Heather’s Bookshelf: Author Interview with Daniel Willard
Book Title: The Mobster’s Daughter
Released: 11/13/24
Genre: YA Coming-of Age/Romance Fiction
Interview by Heather L. Barksdale
What inspired you to write “The Mobster’s Daughter”?
Willard: I grew up in Youngstown, Ohio, which at the time (1960s-80s) had an unfortunately well-deserved reputation for political corruption and organized crime. They called it “Little Chicago” for a reason! My father was an elected official, so I had a front-row seat to a lot of the “excitement.” In March of 2023, one of my sons gave me a book about Youngstown, Crimetown USA: the History of the Mahoning Valley Mafia, by Allan R. May. (Good book, by the way.) As I was reading it, I saw a lot of names I recognized, including people I met personally dozens of times. I’ve always wanted to be a writer, and that got me thinking and plotting out a story about mob conflicts in Youngstown during the time I was growing up. I started putting together my plot timeline in May ‘23, and wrote a couple of chapters about the same time, as much to establish my narrative style as anything. One of the first scenes I came up with had a mob boss stopping in at my old high school and arm-twisting the principal into making his illegitimate daughter the homecoming queen. As I kept working on the story, I realized that I was enjoying the subplot involving the daughter and her boyfriend, whose father is an FBI agent, more than the main story, and that it could be a novel all by itself—and so I turned that subplot into The Mobster’s Daughter.
How did you come up with the names of your main characters?
Willard: I tried to come up with names for most characters that would sound authentically Youngstown, which had a lot of distinctly ethnic neighborhoods and social groupings at the time--so you get the Irish-American Flanigan family who attend the Irish parish on the West Side, St. Brendan's and belong to the Irish-American social club, the AOH. "Carly" is a name I always liked, so I gave the title character a name (Carlotta, which is appropriately Italian) that could be shortened to that. There are some minor characters—TV news people and a radio talk show host—who are historic people.
Is there anything that you want readers to know about you, your writing process or your book?
Willard: I’m married, with two adult children and one baby granddaughter. I’m on my third career: I started out as a schoolteacher, went to law school and was in private practice for 25 years, and for the last six years I’ve been an in-house lawyer and executive for a software company. Writing stories is something I’ve always wanted to do, but I’m not looking to quit my day job . . . just yet, anyway.
If "The Mobster’s Daughter" were adapted into a movie, who would you like to see cast to play your lead characters?
Willard: Danny and Carly would have to be played by unknown teenage actors in their first major role. Danny’s father and mother would be someone along the lines of Jim Caviezel (Person of Interest) and Janine Turner (Northern Exposure). Mob boss Carlo would be played by Domenick Lombardozzi (Boardwalk Empire, Rosewood, Reacher).

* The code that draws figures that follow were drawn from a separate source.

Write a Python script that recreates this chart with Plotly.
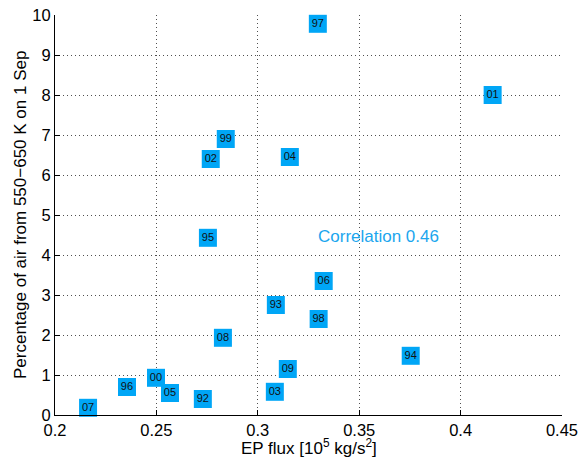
import plotly.graph_objects as go

years = ["97", "01", "99", "02", "04", "95", "06", "93", "98", "08",
         "94", "09", "00", "96", "05", "03", "92", "07"]
ep_flux = [0.3296, 0.4158, 0.2842, 0.2768, 0.3158, 0.2754, 0.3325, 0.3089, 0.3300, 0.2828,
           0.3754, 0.3148, 0.2498, 0.2355, 0.2567, 0.3084, 0.2729, 0.2163]
percent_air = [9.78, 8.0, 6.9, 6.4, 6.45, 4.43, 3.35, 2.75, 2.4, 1.93,
               1.48, 1.15, 0.93, 0.7, 0.55, 0.58, 0.4, 0.18]

x_ticks = [0.2, 0.25, 0.3, 0.35, 0.4, 0.45]
x_tick_labels = ["0.2", "0.25", "0.3", "0.35", "0.4", "0.45"]
y_ticks = list(range(0, 11))

x_title = "EP flux [10<sup>5</sup> kg/s<sup>2</sup>]"
y_title = "Percentage of air from 550\u2212650 K on 1 Sep"

blue = "#00A6F6"
font_family = "Liberation Sans, Arial, sans-serif"

fig = go.Figure()
fig.add_trace(go.Scatter(
    x=ep_flux, y=percent_air, mode="markers+text", text=years,
    textposition="middle center",
    textfont=dict(family=font_family, size=11, color="#111111"),
    marker=dict(symbol="square", size=18, color=blue, line=dict(width=0)),
    cliponaxis=False, showlegend=False, hoverinfo="skip",
))

fig.add_annotation(
    x=0.3596, y=4.47, text="Correlation 0.46", showarrow=False,
    font=dict(family=font_family, size=17, color="#1BA6EE"),
    xanchor="center", yanchor="middle",
)
fig.add_annotation(
    x=0.5, y=0, xref="paper", yref="paper", text=x_title, showarrow=False,
    font=dict(family=font_family, size=17, color="black"),
    xanchor="center", yanchor="middle", yshift=-32,
)
fig.add_annotation(
    x=0, y=0.5, xref="paper", yref="paper", text=y_title, showarrow=False,
    font=dict(family=font_family, size=17, color="black"), textangle=-90,
    xanchor="center", yanchor="middle", xshift=-35,
)

axis_common = dict(
    showline=True, linecolor="black", linewidth=1,
    ticks="inside", ticklen=5, tickcolor="black", tickwidth=1,
    showgrid=True, gridcolor="#505050", griddash="1px,3px", gridwidth=1,
    zeroline=False, mirror=False, automargin=False,
    tickfont=dict(family=font_family, size=16.5, color="black"),
)

fig.update_xaxes(range=[0.2, 0.45], tickvals=x_ticks, ticktext=x_tick_labels, **axis_common)
fig.update_yaxes(range=[0, 10], tickvals=y_ticks, **axis_common)

fig.update_layout(
    width=582, height=463,
    margin=dict(l=55, r=20, t=15, b=48),
    paper_bgcolor="white", plot_bgcolor="white",
    font=dict(family=font_family),
)

# remove the default 8px page margin so the figure fills the window exactly
fig.write_html("out.html", config={"displayModeBar": False},
               post_script="document.body.style.margin='0';")
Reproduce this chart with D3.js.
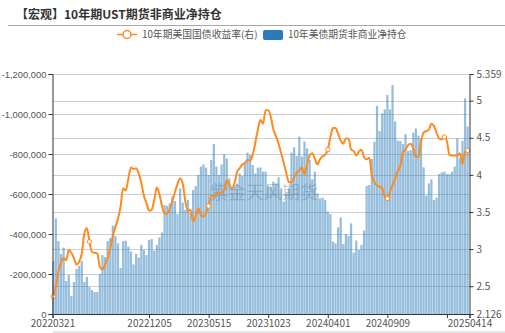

When you encounter writer’s block, what do you do to break yourself out of it?
Willard: If I'm sitting at the keyboard and not accomplishing anything, I either work on another part of the story (each chapter is a separate word processor file) or just take a break.
Are there any tips that you would like to share with other aspiring authors?
Willard: I’ve tried writing stories before without having a roadmap, and it never worked out. This time, I had a timeline and a destination mapped out, and that helped me persist until I had a finished product. Approach writing your story systematically—know where it’s going and how it’s going to get there—but remain open to discovering things along the way.
What is your favorite book, genre, and/or author?
Willard: Hard to say. I read a lot of science fiction, techno-thrillers, history, and historical fiction. The two writers who’ve given me the most inspiration are novelist Tom Clancy and naval historian Jonathan Parshall. Both were successful in other careers and took up writing as a hobby, did it well enough to quit their day jobs and become full-time authors, and turned out two of the best books I have ever read: The Hunt for Red October and Shattered Sword: the Untold Story of the Battle of Midway, respectively.
What are you working on next?
Willard: When I started working out the character relationships for what eventually became The Mobster's Daughter I decided, for no particular reason, that Nguyen, Danny’s youngest sister, was adopted. That detail turned out to resonate rather nicely with the main story arc, and a few people have told me that Nguyen was their favorite character. I've started writing the story of her adoption and how the Flanigan family adapted to her, and she to them; the title is The Leprechaun from Saigon. I also still have the outline and a few chapters of the larger mob war story (which I call Youngstown Tune-Up), so I’m thinking I will finish that up at some point. Neither will be exactly a sequel or a prequel to The Mobster’s Daughter. All three stories take place in the same sort-of-fictional universe and involve the same people and there will be a fair bit of overlap in the timelines.